Tee bi ara Murtaza benden haftalık rapor yazmamı istemişti. İlla bana göndermene gerek yok ama bir deftere falan not alırsan iyi olur sonrası için, ha bu arada bana gönderirsen ben de senin nelerle uğraştığını bilmek isterim tabii demişti. Ben de bunu kendime bir dürtük olarak algılayıp olabildiğince her hafta başında veya sonunda ona mail atmaya çalıştım yaptıklarımı. Sonuç beklediğimden de iyi oldu. Birincisi adam benim çalıştığımı farketti. İkincisi nelerle oyalandığımı gördü.

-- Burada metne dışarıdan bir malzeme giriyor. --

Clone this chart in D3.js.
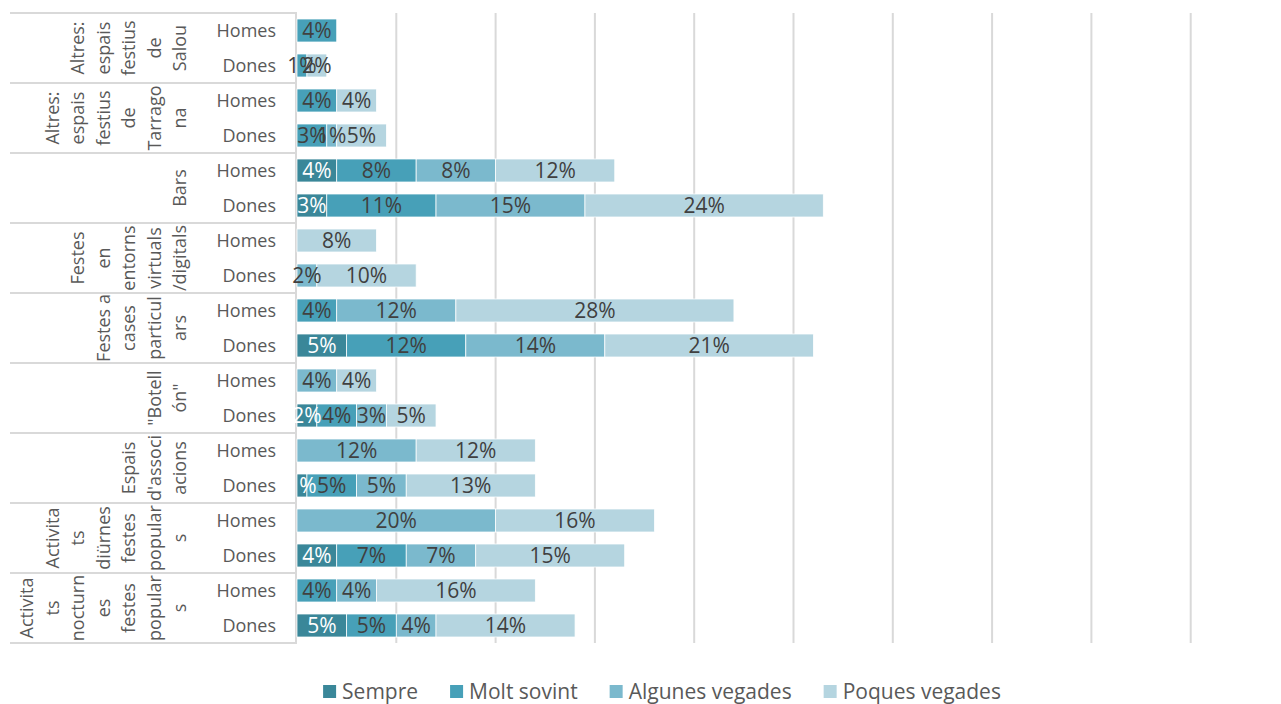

Üçüncüsü ve en önemlisi de bilimsel açıklamalarını o da bana maille yazar oldu - gerçi bunun asıl sebebi o sıralarda ülke dışında olmasıydı ama olsun. Bu sayede adamın söylediklerini yazıcam diye helak olmaktan ve bişiyleri unutmaktan kurtuldum.

Mor kulakçıklar şu sıralar üzerinde çalıştığım kodların yerini belirtiyor.

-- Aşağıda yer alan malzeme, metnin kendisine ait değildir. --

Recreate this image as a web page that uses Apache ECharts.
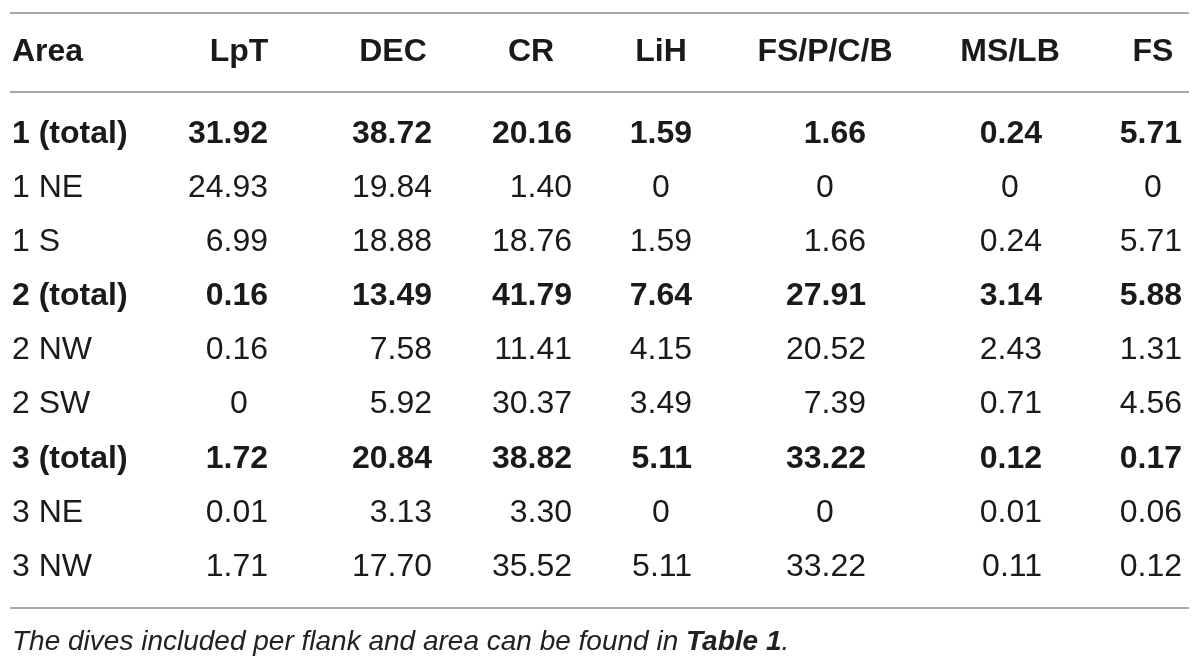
<!DOCTYPE html>
<html>
<head>
<meta charset="utf-8">
<title>Table</title>
<script src="https://cdn.jsdelivr.net/npm/echarts@6/dist/echarts.min.js"></script>
<style>
  html, body { margin: 0; padding: 0; background: #fff; }
  #table { width: 1200px; height: 670px; }
</style>
</head>
<body>
<div id="table"></div>
<script>
// row labels and column headers
const areas = ['1 (total)', '1 NE', '1 S', '2 (total)', '2 NW', '2 SW', '3 (total)', '3 NE', '3 NW'];
const columns = ['LpT', 'DEC', 'CR', 'LiH', 'FS/P/C/B', 'MS/LB', 'FS'];

// values per column, one per area
const lpt = [31.92, 24.93, 6.99, 0.16, 0.16, 0, 1.72, 0.01, 1.71];
const dec = [38.72, 19.84, 18.88, 13.49, 7.58, 5.92, 20.84, 3.13, 17.70];
const cr = [20.16, 1.40, 18.76, 41.79, 11.41, 30.37, 38.82, 3.30, 35.52];
const lih = [1.59, 0, 1.59, 7.64, 4.15, 3.49, 5.11, 0, 5.11];
const fspcb = [1.66, 0, 1.66, 27.91, 20.52, 7.39, 33.22, 0, 33.22];
const mslb = [0.24, 0, 0.24, 3.14, 2.43, 0.71, 0.12, 0.01, 0.11];
const fs = [5.71, 0, 5.71, 5.88, 1.31, 4.56, 0.17, 0.06, 0.12];

const caption = 'The dives included per flank and area can be found in ';
const captionRef = 'Table 1';

const values = [lpt, dec, cr, lih, fspcb, mslb, fs];

// layout (x in axis units = pixels)
const colRight = [268, 432, 572, 692, 866, 1042, 1182];
const colCenter = [239, 393, 531, 661, 825, 1010, 1153];
const FONT = '"Liberation Sans", Arial, Helvetica, sans-serif';
const FS_MAIN = 32;
const INK = '#1a1a1a';
const RULE = '#8c8c8c';

const isTotal = (i) => areas[i].indexOf('total') >= 0;
const fmt = (v) => (v === 0 ? '0' : v.toFixed(2));

const myChart = echarts.init(document.getElementById('table'));

myChart.setOption({
  animation: false,
  backgroundColor: '#fff',
  grid: { left: 0, right: 0, top: 107, height: 487, outerBoundsMode: 'none', containLabel: false },
  xAxis: { type: 'value', min: 0, max: 1200, show: false },
  yAxis: {
    type: 'category',
    data: areas,
    inverse: true,
    axisLine: { show: false },
    axisTick: { show: false },
    splitLine: { show: false },
    axisLabel: {
      interval: 0,
      align: 'left',
      margin: -12,
      color: INK,
      fontFamily: FONT,
      fontSize: FS_MAIN,
      formatter: (v) => (v.indexOf('total') >= 0 ? '{b|' + v + '}' : v),
      rich: { b: { fontWeight: 'bold', fontFamily: FONT, fontSize: FS_MAIN, color: INK } }
    }
  },
  graphic: [
    { type: 'line', shape: { x1: 10, y1: 13, x2: 1189, y2: 13 }, style: { stroke: RULE, lineWidth: 1.5 } },
    { type: 'line', shape: { x1: 10, y1: 92, x2: 1189, y2: 92 }, style: { stroke: RULE, lineWidth: 1.5 } },
    { type: 'line', shape: { x1: 10, y1: 608, x2: 1189, y2: 608 }, style: { stroke: RULE, lineWidth: 1.5 } },
    {
      type: 'text', left: 12, top: 628,
      style: {
        text: '{i|' + caption + '}{b|' + captionRef + '}{i|.}',
        rich: {
          i: { fontStyle: 'italic', fontFamily: FONT, fontSize: 28, fill: '#222' },
          b: { fontStyle: 'italic', fontWeight: 'bold', fontFamily: FONT, fontSize: 28, fill: '#222' }
        }
      }
    }
  ],
  series: [
    {
      // header row, placed above the first data row
      type: 'custom',
      data: [[0, 0]],
      renderItem: (params, api) => {
        const children = [{
          type: 'text',
          style: { text: 'Area', x: 12, y: api.coord([0, 0])[1] - 82, align: 'left', verticalAlign: 'middle',
            font: 'bold ' + FS_MAIN + 'px ' + FONT, fill: INK }
        }];
        columns.forEach((name, c) => {
          const p = api.coord([colCenter[c], 0]);
          children.push({
            type: 'text',
            style: { text: name, x: p[0], y: p[1] - 82, align: 'center', verticalAlign: 'middle',
              font: 'bold ' + FS_MAIN + 'px ' + FONT, fill: INK }
          });
        });
        return { type: 'group', children: children };
      }
    },
    {
      type: 'custom',
      data: areas.map((a, i) => [0, i]),
      renderItem: (params, api) => {
        const row = api.value(1);
        const weight = isTotal(row) ? 'bold ' : '';
        const children = values.map((col, c) => {
          const v = col[row];
          const zero = v === 0;
          const p = api.coord([zero ? colCenter[c] : colRight[c], row]);
          return {
            type: 'text',
            style: { text: fmt(v), x: p[0], y: p[1], align: zero ? 'center' : 'right', verticalAlign: 'middle',
              font: weight + FS_MAIN + 'px ' + FONT, fill: INK }
          };
        });
        return { type: 'group', children: children };
      }
    }
  ]
});
</script>
</body>
</html>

Monte Carlo Simülasyonu denilen şeyin ne olduğunu anlayacağımı ve hatta yapacağımı da hiç tahmin etmiyordum, o da çıktı aradan. Ha bu arada, Monte Carlo Methodunun adının Monako'daki Monte Carlo gazinosundan geldiğini biliyor muydunuz?  (Meraklısı için MC ile ilgili hoş bir yazı; gerçi ben de henüz tamamını okuma fırsatı bulamadım ya, neyse) Ayayayayyy! Linki verirken farkettim ki Open this link in a new window seçeneği koymuşlar hem metinlere hem de resimlere! Sonunda!!! Göndermiş olduğum zilyon tane feedback işe yaramış! Yihhaaa!!!

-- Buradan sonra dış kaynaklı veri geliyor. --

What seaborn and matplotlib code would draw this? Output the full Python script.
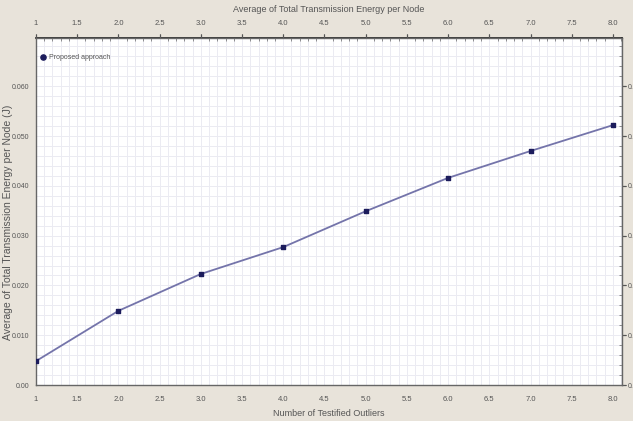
import matplotlib
matplotlib.use("Agg")
import matplotlib.pyplot as plt
import seaborn as sns
import pandas as pd
import numpy as np
from matplotlib.ticker import MultipleLocator, FixedLocator

outliers = [1, 2, 3, 4, 5, 6, 7, 8]
energy = [0.0048, 0.0149, 0.0223, 0.0277, 0.0349, 0.0416, 0.0470, 0.0522]
series_name = "Proposed approach"

x_ticks = [1, 1.5, 2, 2.5, 3, 3.5, 4, 4.5, 5, 5.5, 6, 6.5, 7, 7.5, 8]
x_labels = ["1", "1.5", "2.0", "2.5", "3.0", "3.5", "4.0", "4.5", "5.0", "5.5",
            "6.0", "6.5", "7.0", "7.5", "8.0"]
y_ticks = [0.0, 0.01, 0.02, 0.03, 0.04, 0.05, 0.06]
y_labels = ["0.00", "0.010", "0.020", "0.030", "0.040", "0.050", "0.060"]

df = pd.DataFrame({"x": outliers, "y": energy, "s": series_name})

sns.set_theme(style="white")
plt.rcParams['font.family'] = ['Liberation Sans Narrow', 'Liberation Sans', 'DejaVu Sans']

bg = "#e8e3da"
txt = "#555555"
fig = plt.figure(figsize=(6.33, 4.21), dpi=100, facecolor=bg)
ax = fig.add_axes([36/633, 36/421, 586/633, 347/421])
ax.set_facecolor("white")

sns.lineplot(data=df, x="x", y="y", hue="s", palette=["#7474aa"], ax=ax,
             linewidth=1.3, legend=False, zorder=3)
ax.scatter(df["x"], df["y"], s=9, marker="s", color="#1c1c5c", zorder=4)

ax.set_xlim(1, 8.11)
ax.set_ylim(0, 0.0697)

ax.xaxis.set_major_locator(FixedLocator(x_ticks))
ax.set_xticklabels(x_labels)
ax.xaxis.set_minor_locator(MultipleLocator(0.1))
ax.yaxis.set_major_locator(FixedLocator(y_ticks))
ax.set_yticklabels(y_labels)
ax.yaxis.set_minor_locator(MultipleLocator(0.002))

ax.grid(True, which="both", color="#ebebf2", linewidth=0.7, zorder=0)
ax.set_axisbelow(True)

for sp in ax.spines.values():
    sp.set_color("#666666")
    sp.set_linewidth(1.0)

tick_kw = dict(colors=txt, labelcolor=txt)
ax.tick_params(axis="x", which="major", direction="out", length=3, width=0.8,
               pad=5, labelsize=5.5, **tick_kw)
ax.tick_params(axis="y", which="major", direction="out", length=3, width=0.8,
               pad=2, labelsize=5, **tick_kw)
ax.tick_params(axis="both", which="minor", direction="in", length=2, width=0.5,
               color="#666666")
ax.tick_params(top=True, right=True, which="both")

ax.set_xlabel("Number of Testified Outliers", fontsize=6.5, color=txt, labelpad=4)
ax.set_ylabel("Average of Total Transmission Energy per Node (J)", fontsize=7.5,
              color=txt, family=['Liberation Sans', 'DejaVu Sans'])
ax.yaxis.set_label_coords(-0.040, 0.47)

top = ax.secondary_xaxis("top")
top.xaxis.set_major_locator(FixedLocator(x_ticks))
top.set_xticklabels(x_labels)
top.tick_params(direction="out", length=3, width=0.8, pad=5, labelsize=5.5, **tick_kw)
top.set_xlabel("Average of Total Transmission Energy per Node", fontsize=6.5,
               color=txt, labelpad=6)

right = ax.secondary_yaxis("right")
right.yaxis.set_major_locator(FixedLocator(y_ticks))
right.set_yticklabels(y_labels)
right.tick_params(direction="out", length=3, width=0.8, pad=1, labelsize=5, **tick_kw)

ax.scatter([1.08], [0.0658], s=14, marker="o", color="#1c1c5c", zorder=5)
ax.text(1.16, 0.0658, series_name, fontsize=5, color=txt, va="center")

fig.savefig("out.png", dpi=100, facecolor=bg)
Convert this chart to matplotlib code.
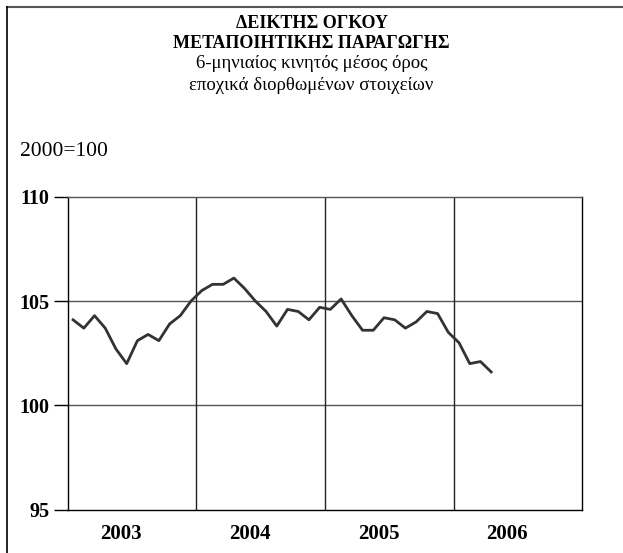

Sevdicek hadi eve gidelim dediğinde saat 19 sularıydı. Şimdi beni bekliyor hadi desem de gitsek diye...

Saat 19:39 oldu ve kod hala çalışıyor! Tanrımmmm!!!

Mango


Geçtiğimiz ay manyaklar gibi Lost izlerken "şu dizi bi bitsin de bundan sonra bloguma yine eskisi gibi yazıcam bi dolu bi dolu" diyordum. Dizi bitti de ne oldu? Yok migrendi, yok mide ağrısıydı, yok eve geç geldik, aman temizlik yapalım derken yine yazamıyorum. Ben de bundan sonra her gün hiç değilse bir fotoğraf yüklemeye karar verdim. Uzun uzun yazmak istediğim zilyon tane detaydan bir kaç damla olsun aktarabilirim belki böylece. İlk fotoğraf Lost'un anısına mango =) Sawyer sağolsun, insanın canını çektirmekte birebir!